Each line below should be retyped exactly, with no pictures.

Data listing:
※

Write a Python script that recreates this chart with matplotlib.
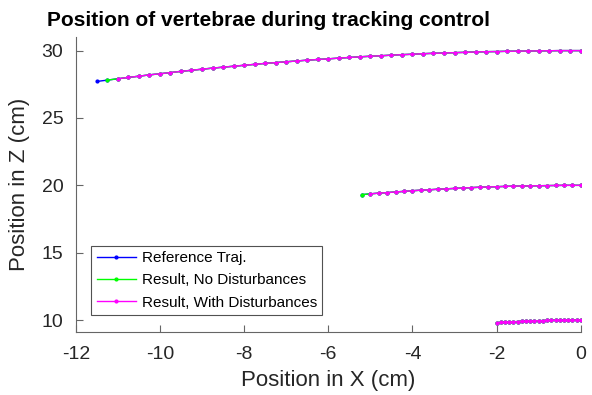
import matplotlib
matplotlib.use("Agg")
import matplotlib.pyplot as plt

plt.rcParams['font.family'] = ['Liberation Sans', 'DejaVu Sans']
plt.rcParams['axes.unicode_minus'] = False

# vertebra 1 (top)
x_top = [-11.5, -11.25, -11.0, -10.75, -10.5, -10.25, -10.0, -9.75, -9.5, -9.25,
         -9.0, -8.75, -8.5, -8.25, -8.0, -7.75, -7.5, -7.25, -7.0, -6.75,
         -6.5, -6.25, -6.0, -5.75, -5.5, -5.25, -5.0, -4.75, -4.5, -4.25,
         -4.0, -3.75, -3.5, -3.25, -3.0, -2.75, -2.5, -2.25, -2.0, -1.75,
         -1.5, -1.25, -1.0, -0.75, -0.5, -0.25, 0.0]
z_top = [27.71, 27.81, 27.91, 28.01, 28.10, 28.20, 28.28, 28.37, 28.46, 28.54,
         28.62, 28.70, 28.77, 28.84, 28.91, 28.98, 29.05, 29.11, 29.17, 29.23,
         29.29, 29.34, 29.39, 29.44, 29.49, 29.54, 29.58, 29.62, 29.66, 29.70,
         29.73, 29.77, 29.80, 29.82, 29.85, 29.87, 29.90, 29.92, 29.93, 29.95,
         29.96, 29.97, 29.98, 29.99, 30.00, 30.00, 30.00]

# vertebra 2 (middle)
x_mid = [-5.2, -5.0, -4.8, -4.6, -4.4, -4.2, -4.0, -3.8, -3.6, -3.4,
         -3.2, -3.0, -2.8, -2.6, -2.4, -2.2, -2.0, -1.8, -1.6, -1.4,
         -1.2, -1.0, -0.8, -0.6, -0.4, -0.2, 0.0]
z_mid = [19.31, 19.37, 19.42, 19.46, 19.51, 19.55, 19.60, 19.64, 19.67, 19.71,
         19.74, 19.77, 19.80, 19.83, 19.86, 19.88, 19.90, 19.92, 19.94, 19.95,
         19.96, 19.97, 19.98, 19.99, 20.00, 20.00, 20.00]

# vertebra 3 (bottom)
x_bot = [-2.0, -1.9, -1.8, -1.7, -1.6, -1.5, -1.4, -1.3, -1.2, -1.1,
         -1.0, -0.9, -0.8, -0.7, -0.6, -0.5, -0.4, -0.3, -0.2, -0.1, 0.0]
z_bot = [9.80, 9.82, 9.84, 9.85, 9.87, 9.89, 9.90, 9.92, 9.93, 9.94,
         9.95, 9.96, 9.97, 9.98, 9.98, 9.99, 9.99, 10.00, 10.00, 10.00, 10.00]

# first sample index where each series starts (top, mid, bottom)
start_ref = [0, 0, 0]
start_nodist = [1, 0, 0]
start_dist = [2, 1, 0]

labels = ['Reference Traj.', 'Result, No Disturbances', 'Result, With Disturbances']
colors = ['#0000ff', '#00ff00', '#ff00ff']
starts = [start_ref, start_nodist, start_dist]

fig = plt.figure(figsize=(5.92, 3.95), dpi=100)
ax = fig.add_axes([0.128, 0.159, 0.853, 0.747])

curves = [(x_top, z_top), (x_mid, z_mid), (x_bot, z_bot)]
for lab, col, st in zip(labels, colors, starts):
    for i, (xs, zs) in enumerate(curves):
        ax.plot(xs[st[i]:], zs[st[i]:], color=col, marker='.', markersize=4,
                linewidth=1, label=lab if i == 0 else None)

ax.set_xlim(-12, 0)
ax.set_ylim(9.1, 31)
ax.set_xticks([-12, -10, -8, -6, -4, -2, 0])
ax.set_yticks([10, 15, 20, 25, 30])
for s in ['top', 'right']:
    ax.spines[s].set_visible(False)
for s in ['left', 'bottom']:
    ax.spines[s].set_color('#666666')
ax.tick_params(direction='in', length=5, color='#666666', labelsize=14,
               labelcolor='#262626')
ax.tick_params(axis='x', pad=10)
ax.tick_params(axis='y', pad=9)
ax.set_xlabel('Position in X (cm)', fontsize=16, color='#262626')
ax.set_ylabel('Position in Z (cm)', fontsize=16, color='#262626')
ax.xaxis.set_label_coords(0.5, -0.129)
ax.yaxis.set_label_coords(-0.091, 0.5)

fig.text(0.453, 1 - 26 / 395, 'Position of vertebrae during tracking control',
         fontsize=15, fontweight='bold', ha='center', va='baseline')

leg = ax.legend(loc='lower left', bbox_to_anchor=(0.031, 0.058), fontsize=11,
                frameon=True, fancybox=False, edgecolor='#262626',
                handlelength=2.55, borderaxespad=0, borderpad=0.35,
                labelspacing=0.55, handletextpad=0.4)
leg.get_frame().set_linewidth(0.8)

fig.savefig('out.png', dpi=100)
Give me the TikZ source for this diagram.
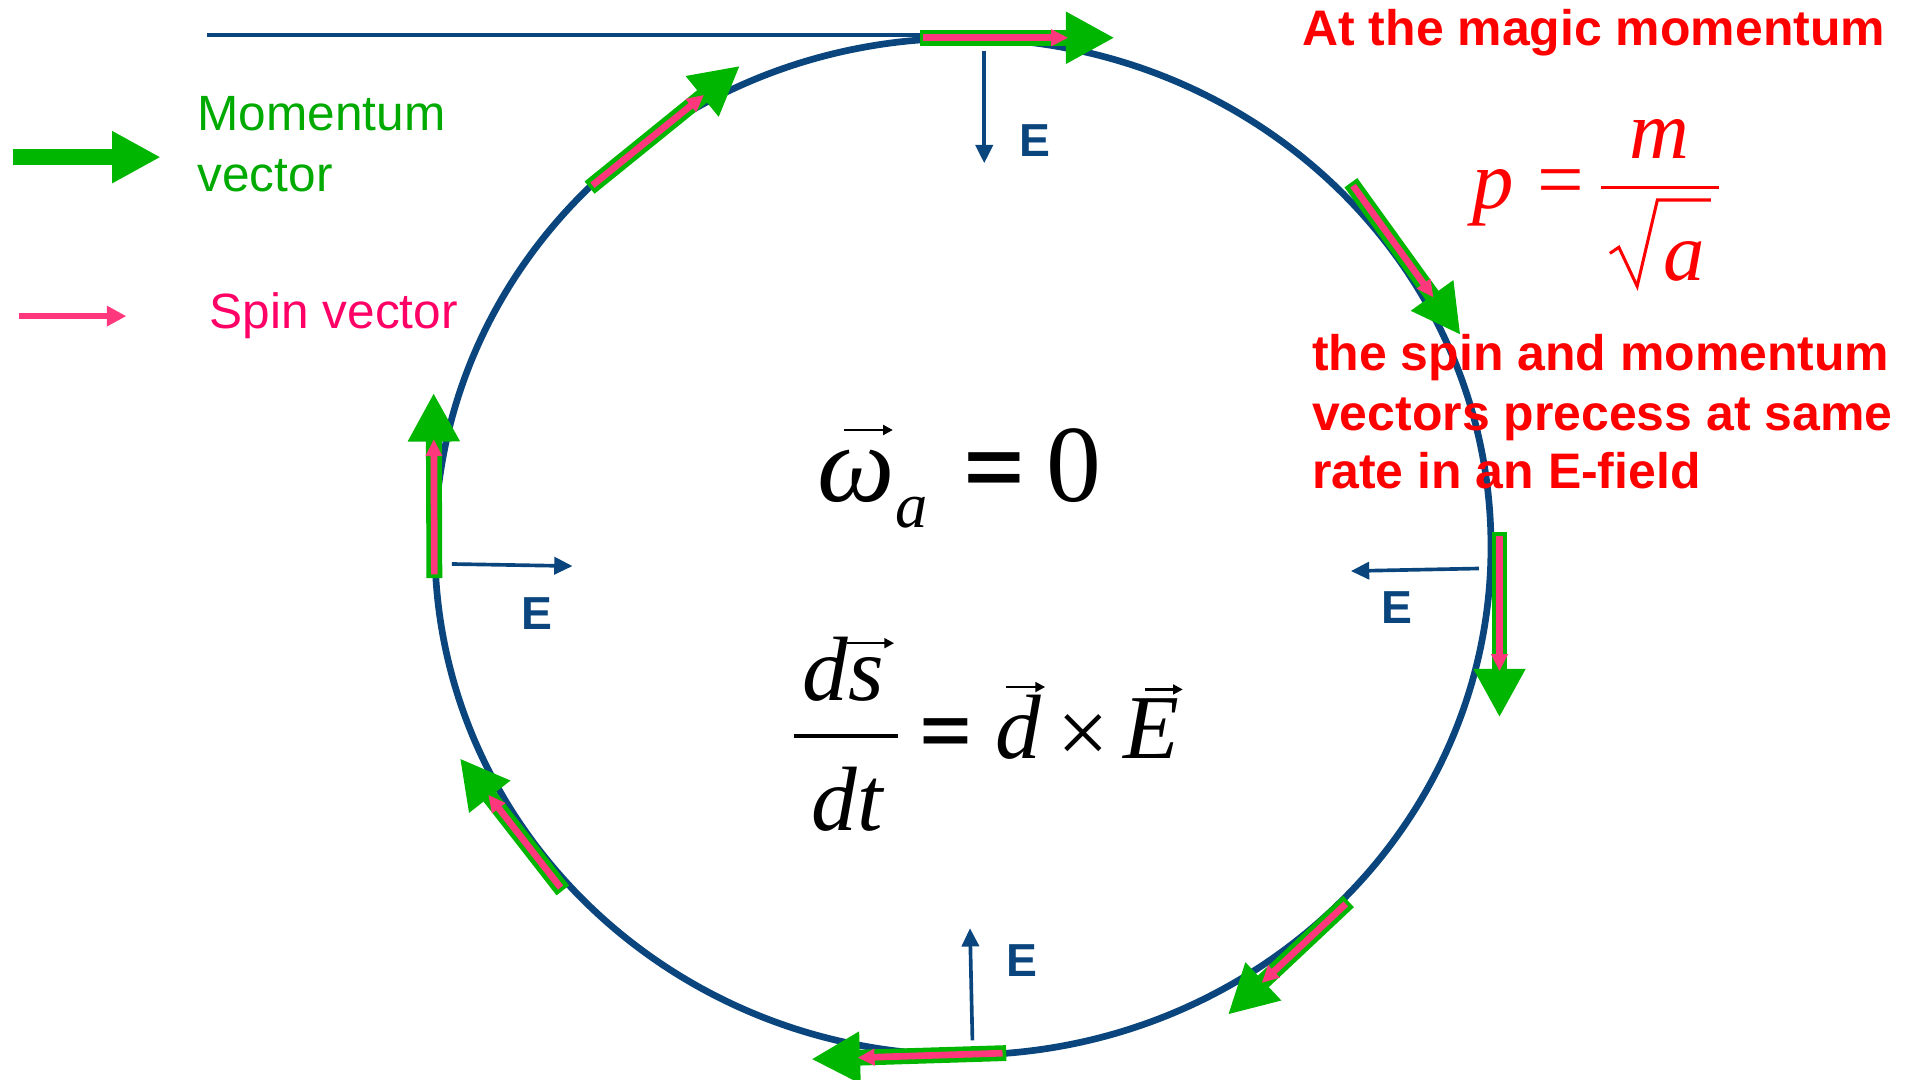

※

Final result:
Write a Python script that recreates this chart with matplotlib.
import matplotlib
matplotlib.use("Agg")
import matplotlib.pyplot as plt

plt.rcParams['font.family'] = ['Liberation Sans', 'DejaVu Sans']
plt.rcParams['axes.unicode_minus'] = False

# vertebra 1 (top)
x_top = [-11.5, -11.25, -11.0, -10.75, -10.5, -10.25, -10.0, -9.75, -9.5, -9.25,
         -9.0, -8.75, -8.5, -8.25, -8.0, -7.75, -7.5, -7.25, -7.0, -6.75,
         -6.5, -6.25, -6.0, -5.75, -5.5, -5.25, -5.0, -4.75, -4.5, -4.25,
         -4.0, -3.75, -3.5, -3.25, -3.0, -2.75, -2.5, -2.25, -2.0, -1.75,
         -1.5, -1.25, -1.0, -0.75, -0.5, -0.25, 0.0]
z_top = [27.71, 27.81, 27.91, 28.01, 28.10, 28.20, 28.28, 28.37, 28.46, 28.54,
         28.62, 28.70, 28.77, 28.84, 28.91, 28.98, 29.05, 29.11, 29.17, 29.23,
         29.29, 29.34, 29.39, 29.44, 29.49, 29.54, 29.58, 29.62, 29.66, 29.70,
         29.73, 29.77, 29.80, 29.82, 29.85, 29.87, 29.90, 29.92, 29.93, 29.95,
         29.96, 29.97, 29.98, 29.99, 30.00, 30.00, 30.00]

# vertebra 2 (middle)
x_mid = [-5.2, -5.0, -4.8, -4.6, -4.4, -4.2, -4.0, -3.8, -3.6, -3.4,
         -3.2, -3.0, -2.8, -2.6, -2.4, -2.2, -2.0, -1.8, -1.6, -1.4,
         -1.2, -1.0, -0.8, -0.6, -0.4, -0.2, 0.0]
z_mid = [19.31, 19.37, 19.42, 19.46, 19.51, 19.55, 19.60, 19.64, 19.67, 19.71,
         19.74, 19.77, 19.80, 19.83, 19.86, 19.88, 19.90, 19.92, 19.94, 19.95,
         19.96, 19.97, 19.98, 19.99, 20.00, 20.00, 20.00]

# vertebra 3 (bottom)
x_bot = [-2.0, -1.9, -1.8, -1.7, -1.6, -1.5, -1.4, -1.3, -1.2, -1.1,
         -1.0, -0.9, -0.8, -0.7, -0.6, -0.5, -0.4, -0.3, -0.2, -0.1, 0.0]
z_bot = [9.80, 9.82, 9.84, 9.85, 9.87, 9.89, 9.90, 9.92, 9.93, 9.94,
         9.95, 9.96, 9.97, 9.98, 9.98, 9.99, 9.99, 10.00, 10.00, 10.00, 10.00]

# first sample index where each series starts (top, mid, bottom)
start_ref = [0, 0, 0]
start_nodist = [1, 0, 0]
start_dist = [2, 1, 0]

labels = ['Reference Traj.', 'Result, No Disturbances', 'Result, With Disturbances']
colors = ['#0000ff', '#00ff00', '#ff00ff']
starts = [start_ref, start_nodist, start_dist]

fig = plt.figure(figsize=(5.92, 3.95), dpi=100)
ax = fig.add_axes([0.128, 0.159, 0.853, 0.747])

curves = [(x_top, z_top), (x_mid, z_mid), (x_bot, z_bot)]
for lab, col, st in zip(labels, colors, starts):
    for i, (xs, zs) in enumerate(curves):
        ax.plot(xs[st[i]:], zs[st[i]:], color=col, marker='.', markersize=4,
                linewidth=1, label=lab if i == 0 else None)

ax.set_xlim(-12, 0)
ax.set_ylim(9.1, 31)
ax.set_xticks([-12, -10, -8, -6, -4, -2, 0])
ax.set_yticks([10, 15, 20, 25, 30])
for s in ['top', 'right']:
    ax.spines[s].set_visible(False)
for s in ['left', 'bottom']:
    ax.spines[s].set_color('#666666')
ax.tick_params(direction='in', length=5, color='#666666', labelsize=14,
               labelcolor='#262626')
ax.tick_params(axis='x', pad=10)
ax.tick_params(axis='y', pad=9)
ax.set_xlabel('Position in X (cm)', fontsize=16, color='#262626')
ax.set_ylabel('Position in Z (cm)', fontsize=16, color='#262626')
ax.xaxis.set_label_coords(0.5, -0.129)
ax.yaxis.set_label_coords(-0.091, 0.5)

fig.text(0.453, 1 - 26 / 395, 'Position of vertebrae during tracking control',
         fontsize=15, fontweight='bold', ha='center', va='baseline')

leg = ax.legend(loc='lower left', bbox_to_anchor=(0.031, 0.058), fontsize=11,
                frameon=True, fancybox=False, edgecolor='#262626',
                handlelength=2.55, borderaxespad=0, borderpad=0.35,
                labelspacing=0.55, handletextpad=0.4)
leg.get_frame().set_linewidth(0.8)

fig.savefig('out.png', dpi=100)
Give me the TikZ source for this diagram.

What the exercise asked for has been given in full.